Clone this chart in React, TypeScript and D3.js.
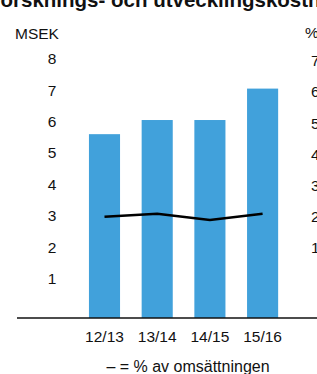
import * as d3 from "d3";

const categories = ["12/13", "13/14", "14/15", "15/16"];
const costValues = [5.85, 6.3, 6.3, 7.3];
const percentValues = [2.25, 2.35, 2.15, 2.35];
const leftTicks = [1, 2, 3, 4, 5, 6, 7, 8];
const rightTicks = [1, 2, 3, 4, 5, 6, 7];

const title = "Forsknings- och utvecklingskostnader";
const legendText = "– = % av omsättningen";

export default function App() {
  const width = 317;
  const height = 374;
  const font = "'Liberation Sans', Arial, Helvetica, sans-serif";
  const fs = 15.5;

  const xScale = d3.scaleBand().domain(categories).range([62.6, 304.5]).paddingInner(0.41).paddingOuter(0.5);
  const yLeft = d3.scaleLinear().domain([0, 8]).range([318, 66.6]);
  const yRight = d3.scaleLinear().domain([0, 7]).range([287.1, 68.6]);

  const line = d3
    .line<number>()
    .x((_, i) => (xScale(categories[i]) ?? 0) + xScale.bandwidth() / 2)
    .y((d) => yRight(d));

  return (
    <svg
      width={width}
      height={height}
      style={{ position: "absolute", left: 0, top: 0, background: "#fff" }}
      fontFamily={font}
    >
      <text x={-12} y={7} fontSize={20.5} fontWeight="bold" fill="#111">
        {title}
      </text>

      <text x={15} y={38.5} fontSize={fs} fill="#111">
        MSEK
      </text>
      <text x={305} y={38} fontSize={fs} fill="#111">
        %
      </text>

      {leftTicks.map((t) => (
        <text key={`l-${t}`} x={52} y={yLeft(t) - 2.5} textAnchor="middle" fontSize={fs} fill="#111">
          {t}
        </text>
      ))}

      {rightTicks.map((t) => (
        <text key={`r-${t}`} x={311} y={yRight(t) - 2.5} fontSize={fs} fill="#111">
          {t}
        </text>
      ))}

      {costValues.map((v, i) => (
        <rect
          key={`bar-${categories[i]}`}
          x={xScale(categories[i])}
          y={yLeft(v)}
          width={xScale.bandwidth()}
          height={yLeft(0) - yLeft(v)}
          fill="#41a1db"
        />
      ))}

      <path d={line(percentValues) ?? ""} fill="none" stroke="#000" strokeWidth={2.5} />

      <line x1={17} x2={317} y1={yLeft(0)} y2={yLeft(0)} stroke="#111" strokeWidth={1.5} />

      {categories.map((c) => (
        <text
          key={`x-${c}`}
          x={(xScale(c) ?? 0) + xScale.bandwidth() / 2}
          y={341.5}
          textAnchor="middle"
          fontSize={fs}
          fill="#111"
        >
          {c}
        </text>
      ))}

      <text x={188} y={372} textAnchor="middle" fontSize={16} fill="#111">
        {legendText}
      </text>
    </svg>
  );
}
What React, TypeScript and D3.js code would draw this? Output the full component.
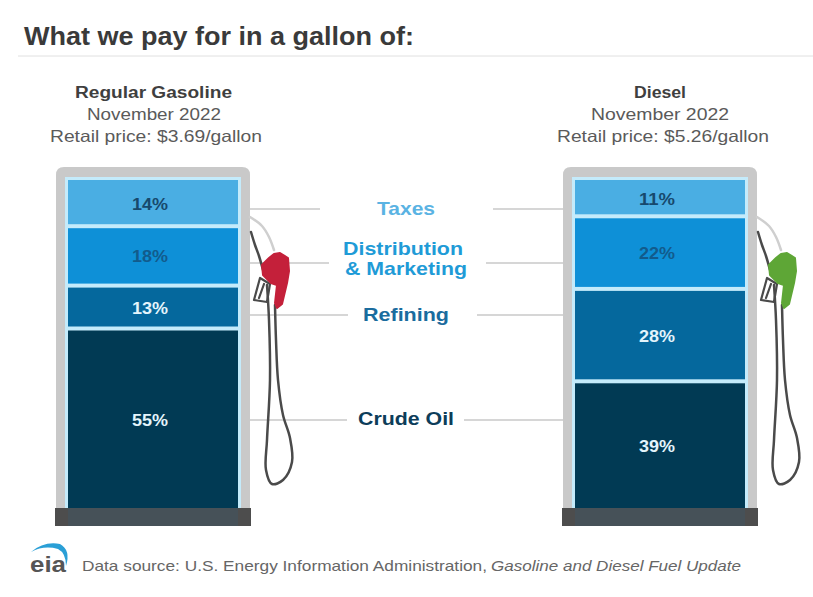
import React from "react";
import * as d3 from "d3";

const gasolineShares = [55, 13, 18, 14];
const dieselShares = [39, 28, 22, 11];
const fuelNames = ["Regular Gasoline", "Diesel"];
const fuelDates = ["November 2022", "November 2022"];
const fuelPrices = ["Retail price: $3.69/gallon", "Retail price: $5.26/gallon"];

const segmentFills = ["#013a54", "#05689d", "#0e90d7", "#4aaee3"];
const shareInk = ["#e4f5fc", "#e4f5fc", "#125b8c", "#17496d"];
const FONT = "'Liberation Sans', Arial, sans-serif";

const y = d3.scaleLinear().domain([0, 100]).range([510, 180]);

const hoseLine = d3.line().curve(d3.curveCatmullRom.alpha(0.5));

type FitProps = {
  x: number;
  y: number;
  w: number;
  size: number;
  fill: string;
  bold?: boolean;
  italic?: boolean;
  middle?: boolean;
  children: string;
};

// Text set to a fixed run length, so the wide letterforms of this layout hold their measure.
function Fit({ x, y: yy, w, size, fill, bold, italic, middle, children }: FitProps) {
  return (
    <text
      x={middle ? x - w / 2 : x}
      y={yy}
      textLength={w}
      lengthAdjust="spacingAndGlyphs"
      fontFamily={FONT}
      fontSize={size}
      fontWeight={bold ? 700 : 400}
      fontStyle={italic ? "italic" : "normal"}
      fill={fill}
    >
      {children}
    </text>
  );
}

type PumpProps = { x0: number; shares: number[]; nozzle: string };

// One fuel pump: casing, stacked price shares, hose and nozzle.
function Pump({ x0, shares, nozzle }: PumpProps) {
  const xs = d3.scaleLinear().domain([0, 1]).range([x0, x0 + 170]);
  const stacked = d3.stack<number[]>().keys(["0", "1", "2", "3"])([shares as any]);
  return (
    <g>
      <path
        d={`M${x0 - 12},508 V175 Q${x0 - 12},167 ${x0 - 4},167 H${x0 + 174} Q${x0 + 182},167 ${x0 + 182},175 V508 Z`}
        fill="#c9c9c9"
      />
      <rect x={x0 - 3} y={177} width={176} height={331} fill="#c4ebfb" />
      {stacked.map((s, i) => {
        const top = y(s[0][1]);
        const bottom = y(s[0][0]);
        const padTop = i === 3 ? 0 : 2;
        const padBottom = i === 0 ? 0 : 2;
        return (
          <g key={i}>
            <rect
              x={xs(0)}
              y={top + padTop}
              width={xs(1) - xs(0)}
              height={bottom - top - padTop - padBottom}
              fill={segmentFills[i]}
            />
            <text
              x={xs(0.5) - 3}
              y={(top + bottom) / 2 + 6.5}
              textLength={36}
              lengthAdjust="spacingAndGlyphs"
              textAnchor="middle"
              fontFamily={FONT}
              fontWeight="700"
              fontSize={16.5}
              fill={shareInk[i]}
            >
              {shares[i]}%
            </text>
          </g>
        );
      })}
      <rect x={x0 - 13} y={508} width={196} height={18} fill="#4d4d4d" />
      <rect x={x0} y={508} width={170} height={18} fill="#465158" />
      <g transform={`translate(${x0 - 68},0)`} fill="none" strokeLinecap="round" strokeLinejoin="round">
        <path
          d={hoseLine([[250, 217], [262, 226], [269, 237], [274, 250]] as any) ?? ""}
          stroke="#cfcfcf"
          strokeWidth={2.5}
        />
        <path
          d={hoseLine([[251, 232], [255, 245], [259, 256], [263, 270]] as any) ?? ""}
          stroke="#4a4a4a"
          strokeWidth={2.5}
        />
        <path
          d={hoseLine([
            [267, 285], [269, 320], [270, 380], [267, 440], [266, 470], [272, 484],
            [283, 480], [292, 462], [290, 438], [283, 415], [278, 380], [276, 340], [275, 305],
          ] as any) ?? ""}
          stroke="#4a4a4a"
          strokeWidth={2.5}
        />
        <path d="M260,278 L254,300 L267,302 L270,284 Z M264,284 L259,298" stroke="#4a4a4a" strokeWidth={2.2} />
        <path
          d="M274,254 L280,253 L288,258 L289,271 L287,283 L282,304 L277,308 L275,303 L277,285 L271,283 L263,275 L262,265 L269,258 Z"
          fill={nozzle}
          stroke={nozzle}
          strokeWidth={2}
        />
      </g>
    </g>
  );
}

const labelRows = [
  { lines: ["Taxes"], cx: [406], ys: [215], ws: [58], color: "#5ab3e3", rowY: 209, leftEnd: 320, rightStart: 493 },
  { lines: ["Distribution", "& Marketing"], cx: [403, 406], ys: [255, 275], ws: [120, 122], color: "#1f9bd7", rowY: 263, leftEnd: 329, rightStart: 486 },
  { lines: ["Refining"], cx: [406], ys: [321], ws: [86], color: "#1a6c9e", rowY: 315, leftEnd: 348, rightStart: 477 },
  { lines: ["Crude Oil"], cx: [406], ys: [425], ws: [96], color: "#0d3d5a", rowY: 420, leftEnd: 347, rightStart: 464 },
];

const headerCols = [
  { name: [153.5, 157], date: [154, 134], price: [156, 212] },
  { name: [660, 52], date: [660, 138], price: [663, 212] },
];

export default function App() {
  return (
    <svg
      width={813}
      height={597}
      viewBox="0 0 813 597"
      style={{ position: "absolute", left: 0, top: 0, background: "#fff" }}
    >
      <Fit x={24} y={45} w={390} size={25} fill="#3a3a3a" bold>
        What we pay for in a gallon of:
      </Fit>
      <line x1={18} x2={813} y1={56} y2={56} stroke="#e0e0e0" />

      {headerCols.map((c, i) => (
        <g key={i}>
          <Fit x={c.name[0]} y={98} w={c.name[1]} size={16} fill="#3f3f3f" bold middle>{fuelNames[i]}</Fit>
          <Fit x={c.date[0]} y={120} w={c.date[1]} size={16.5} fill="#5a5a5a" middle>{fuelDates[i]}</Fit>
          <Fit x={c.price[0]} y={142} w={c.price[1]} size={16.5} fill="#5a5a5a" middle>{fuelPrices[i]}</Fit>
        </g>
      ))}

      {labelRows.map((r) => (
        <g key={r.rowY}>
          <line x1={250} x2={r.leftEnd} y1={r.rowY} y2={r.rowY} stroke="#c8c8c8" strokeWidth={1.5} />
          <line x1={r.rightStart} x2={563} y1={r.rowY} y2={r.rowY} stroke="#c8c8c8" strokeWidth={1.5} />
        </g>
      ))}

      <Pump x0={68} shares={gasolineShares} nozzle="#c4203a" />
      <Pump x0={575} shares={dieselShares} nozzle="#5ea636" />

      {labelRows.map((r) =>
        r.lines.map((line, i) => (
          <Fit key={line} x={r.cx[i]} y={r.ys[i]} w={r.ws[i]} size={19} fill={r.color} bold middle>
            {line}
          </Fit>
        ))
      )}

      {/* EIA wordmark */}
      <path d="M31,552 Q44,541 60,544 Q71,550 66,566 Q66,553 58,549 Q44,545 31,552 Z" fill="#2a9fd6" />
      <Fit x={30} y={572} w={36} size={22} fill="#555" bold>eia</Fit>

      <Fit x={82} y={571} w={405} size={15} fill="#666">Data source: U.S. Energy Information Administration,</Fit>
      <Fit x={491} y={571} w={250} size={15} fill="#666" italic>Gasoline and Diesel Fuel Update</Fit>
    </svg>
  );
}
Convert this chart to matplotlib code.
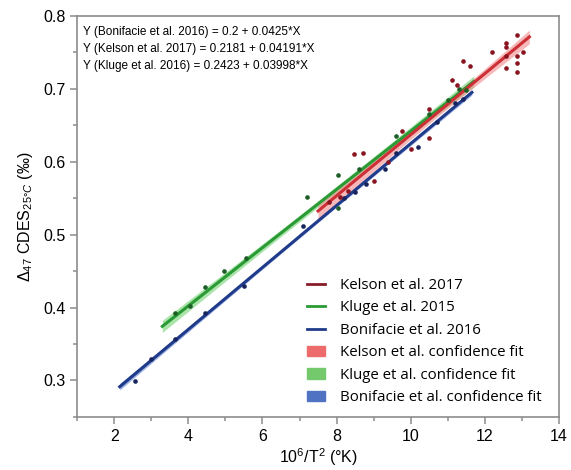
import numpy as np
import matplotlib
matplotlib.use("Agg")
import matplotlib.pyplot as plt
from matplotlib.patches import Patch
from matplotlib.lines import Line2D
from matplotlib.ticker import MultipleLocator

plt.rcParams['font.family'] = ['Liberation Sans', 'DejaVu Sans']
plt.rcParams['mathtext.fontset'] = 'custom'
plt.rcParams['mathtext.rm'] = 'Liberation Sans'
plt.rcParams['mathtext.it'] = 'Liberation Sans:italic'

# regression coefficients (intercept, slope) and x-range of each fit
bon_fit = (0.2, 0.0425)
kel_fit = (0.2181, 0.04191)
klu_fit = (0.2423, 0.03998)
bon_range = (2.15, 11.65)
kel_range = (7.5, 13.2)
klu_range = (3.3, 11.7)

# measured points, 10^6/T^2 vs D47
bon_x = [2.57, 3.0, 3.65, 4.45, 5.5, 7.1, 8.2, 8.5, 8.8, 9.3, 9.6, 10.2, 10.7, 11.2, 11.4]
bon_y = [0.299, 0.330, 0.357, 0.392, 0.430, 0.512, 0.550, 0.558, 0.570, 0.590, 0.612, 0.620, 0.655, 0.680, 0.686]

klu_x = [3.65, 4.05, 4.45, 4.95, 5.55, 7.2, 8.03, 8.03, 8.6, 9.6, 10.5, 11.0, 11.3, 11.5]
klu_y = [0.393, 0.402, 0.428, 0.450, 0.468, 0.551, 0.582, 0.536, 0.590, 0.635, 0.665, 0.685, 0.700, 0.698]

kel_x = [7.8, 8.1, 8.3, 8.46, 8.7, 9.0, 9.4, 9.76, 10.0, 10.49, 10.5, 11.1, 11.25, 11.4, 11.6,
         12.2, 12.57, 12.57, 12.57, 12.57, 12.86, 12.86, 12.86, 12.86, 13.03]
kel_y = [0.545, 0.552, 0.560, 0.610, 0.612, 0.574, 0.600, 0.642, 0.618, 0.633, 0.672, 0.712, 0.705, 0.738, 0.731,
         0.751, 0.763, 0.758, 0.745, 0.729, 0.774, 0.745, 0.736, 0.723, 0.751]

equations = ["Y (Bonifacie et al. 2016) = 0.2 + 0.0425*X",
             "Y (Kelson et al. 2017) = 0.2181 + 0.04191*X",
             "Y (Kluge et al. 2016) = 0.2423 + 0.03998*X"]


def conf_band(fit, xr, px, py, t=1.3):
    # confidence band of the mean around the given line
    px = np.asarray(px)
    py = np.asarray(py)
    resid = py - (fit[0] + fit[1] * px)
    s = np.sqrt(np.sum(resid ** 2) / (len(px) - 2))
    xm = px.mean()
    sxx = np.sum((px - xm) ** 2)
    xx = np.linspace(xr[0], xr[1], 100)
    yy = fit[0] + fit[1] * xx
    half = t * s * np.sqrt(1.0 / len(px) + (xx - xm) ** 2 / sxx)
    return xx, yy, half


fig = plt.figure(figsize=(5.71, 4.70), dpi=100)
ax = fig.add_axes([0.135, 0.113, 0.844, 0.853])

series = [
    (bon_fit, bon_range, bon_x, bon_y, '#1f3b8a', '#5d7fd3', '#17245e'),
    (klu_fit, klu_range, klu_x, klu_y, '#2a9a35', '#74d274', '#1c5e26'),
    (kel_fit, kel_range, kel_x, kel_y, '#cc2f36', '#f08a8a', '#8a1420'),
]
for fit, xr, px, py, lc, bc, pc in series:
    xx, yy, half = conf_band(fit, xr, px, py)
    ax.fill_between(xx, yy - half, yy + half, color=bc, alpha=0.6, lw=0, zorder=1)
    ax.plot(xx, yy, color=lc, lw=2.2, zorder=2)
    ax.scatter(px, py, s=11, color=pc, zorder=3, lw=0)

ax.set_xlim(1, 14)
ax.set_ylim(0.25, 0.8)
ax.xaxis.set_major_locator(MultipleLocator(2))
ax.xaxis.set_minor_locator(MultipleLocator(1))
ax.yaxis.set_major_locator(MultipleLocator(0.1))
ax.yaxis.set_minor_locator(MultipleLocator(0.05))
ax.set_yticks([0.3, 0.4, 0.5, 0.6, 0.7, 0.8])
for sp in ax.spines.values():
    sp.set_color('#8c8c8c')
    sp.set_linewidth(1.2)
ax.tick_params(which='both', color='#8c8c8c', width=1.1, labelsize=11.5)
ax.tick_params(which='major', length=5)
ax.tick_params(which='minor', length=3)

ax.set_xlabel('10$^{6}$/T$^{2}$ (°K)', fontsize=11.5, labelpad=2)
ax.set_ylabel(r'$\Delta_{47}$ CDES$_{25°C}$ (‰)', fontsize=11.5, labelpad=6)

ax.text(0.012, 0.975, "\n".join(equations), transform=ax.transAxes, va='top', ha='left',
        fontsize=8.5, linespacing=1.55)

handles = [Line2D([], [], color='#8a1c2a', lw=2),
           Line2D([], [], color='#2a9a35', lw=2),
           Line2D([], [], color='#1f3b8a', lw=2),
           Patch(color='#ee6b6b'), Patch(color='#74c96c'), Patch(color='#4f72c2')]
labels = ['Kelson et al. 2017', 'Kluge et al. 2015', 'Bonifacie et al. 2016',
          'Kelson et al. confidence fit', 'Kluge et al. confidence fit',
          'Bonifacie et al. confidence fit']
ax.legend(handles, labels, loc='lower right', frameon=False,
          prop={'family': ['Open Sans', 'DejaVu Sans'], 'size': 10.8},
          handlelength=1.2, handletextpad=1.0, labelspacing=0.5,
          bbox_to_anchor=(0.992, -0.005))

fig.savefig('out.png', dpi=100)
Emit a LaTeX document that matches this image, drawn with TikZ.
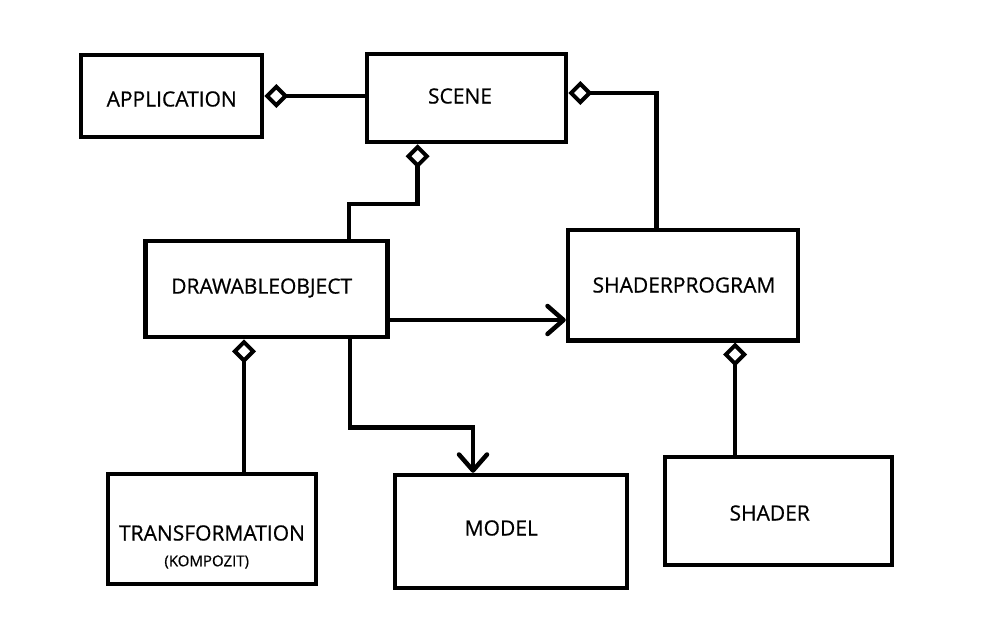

→ What you need to do: Display every line of the listing that contains the string "matplotlib".

→ Result:
Convert this chart to matplotlib code.
import matplotlib
matplotlib.use("Agg")
import matplotlib.pyplot as plt
from matplotlib.patches import Patch
from matplotlib.lines import Line2D
from matplotlib.ticker import MultipleLocator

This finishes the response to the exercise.